What is being asked:
Type out the complete listing below word for word, without its pictures.
* * * *
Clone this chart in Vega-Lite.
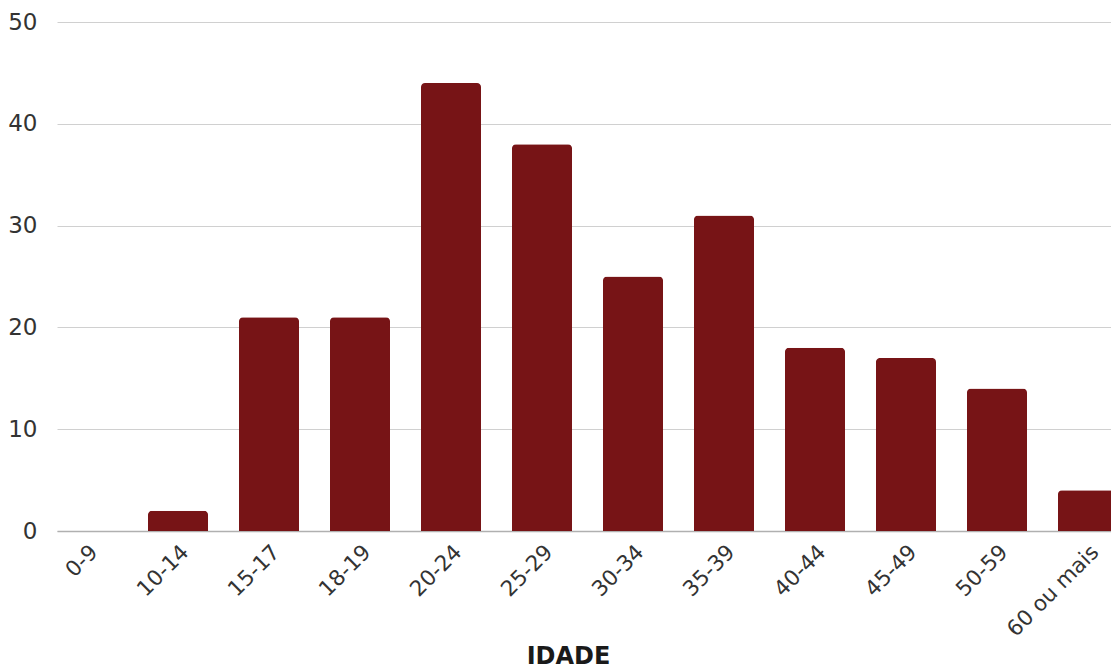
{
  "$schema": "https://vega.github.io/schema/vega-lite/v6.json",
  "autosize": {"type": "none"},
  "width": 1054,
  "height": 509,
  "padding": {"left": 57, "top": 22, "right": 0, "bottom": 137},
  "background": "white",
  "config": {"view": {"stroke": null}, "font": "DejaVu Sans"},
  "data": {
    "values": [
      {"idade": "0-9", "n": 0},
      {"idade": "10-14", "n": 2},
      {"idade": "15-17", "n": 21},
      {"idade": "18-19", "n": 21},
      {"idade": "20-24", "n": 44},
      {"idade": "25-29", "n": 38},
      {"idade": "30-34", "n": 25},
      {"idade": "35-39", "n": 31},
      {"idade": "40-44", "n": 18},
      {"idade": "45-49", "n": 17},
      {"idade": "50-59", "n": 14},
      {"idade": "60 ou mais", "n": 4}
    ]
  },
  "mark": {"type": "bar", "color": "#771416", "cornerRadiusTopLeft": 4, "cornerRadiusTopRight": 4},
  "encoding": {
    "x": {
      "field": "idade", "type": "nominal", "sort": null,
      "scale": {"paddingInner": 0.34, "paddingOuter": 0, "range": [0, 1061]},
      "axis": {
        "title": "IDADE", "titleFontSize": 24, "titleFontWeight": "bold", "titleColor": "#1a1a1a",
        "titleFont": "DejaVu Sans", "titleX": 511, "titleY": 132, "titleAnchor": "middle", "titleBaseline": "alphabetic",
        "labelAngle": -45, "labelFontSize": 21.5, "labelColor": "#333333", "labelPadding": 10, "labelFont": "DejaVu Sans",
        "ticks": false, "domain": true, "domainColor": "#b0b0b0", "domainWidth": 1.5, "grid": false
      }
    },
    "y": {
      "field": "n", "type": "quantitative",
      "scale": {"domain": [0, 50], "nice": false},
      "axis": {
        "title": null, "values": [0, 10, 20, 30, 40, 50], "labelFontSize": 23, "labelColor": "#333333", "labelFont": "DejaVu Sans",
        "labelPadding": 20, "ticks": false, "domain": false, "gridColor": "#d0d0d0", "gridWidth": 1
      }
    }
  }
}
* * * *
Solution below:
Clone this chart in Vega-Lite.
{
  "$schema": "https://vega.github.io/schema/vega-lite/v6.json",
  "autosize": {"type": "none"},
  "width": 1054,
  "height": 509,
  "padding": {"left": 57, "top": 22, "right": 0, "bottom": 137},
  "background": "white",
  "config": {"view": {"stroke": null}, "font": "DejaVu Sans"},
  "data": {
    "values": [
      {"idade": "0-9", "n": 0},
      {"idade": "10-14", "n": 2},
      {"idade": "15-17", "n": 21},
      {"idade": "18-19", "n": 21},
      {"idade": "20-24", "n": 44},
      {"idade": "25-29", "n": 38},
      {"idade": "30-34", "n": 25},
      {"idade": "35-39", "n": 31},
      {"idade": "40-44", "n": 18},
      {"idade": "45-49", "n": 17},
      {"idade": "50-59", "n": 14},
      {"idade": "60 ou mais", "n": 4}
    ]
  },
  "mark": {"type": "bar", "color": "#771416", "cornerRadiusTopLeft": 4, "cornerRadiusTopRight": 4},
  "encoding": {
    "x": {
      "field": "idade", "type": "nominal", "sort": null,
      "scale": {"paddingInner": 0.34, "paddingOuter": 0, "range": [0, 1061]},
      "axis": {
        "title": "IDADE", "titleFontSize": 24, "titleFontWeight": "bold", "titleColor": "#1a1a1a",
        "titleFont": "DejaVu Sans", "titleX": 511, "titleY": 132, "titleAnchor": "middle", "titleBaseline": "alphabetic",
        "labelAngle": -45, "labelFontSize": 21.5, "labelColor": "#333333", "labelPadding": 10, "labelFont": "DejaVu Sans",
        "ticks": false, "domain": true, "domainColor": "#b0b0b0", "domainWidth": 1.5, "grid": false
      }
    },
    "y": {
      "field": "n", "type": "quantitative",
      "scale": {"domain": [0, 50], "nice": false},
      "axis": {
        "title": null, "values": [0, 10, 20, 30, 40, 50], "labelFontSize": 23, "labelColor": "#333333", "labelFont": "DejaVu Sans",
        "labelPadding": 20, "ticks": false, "domain": false, "gridColor": "#d0d0d0", "gridWidth": 1
      }
    }
  }
}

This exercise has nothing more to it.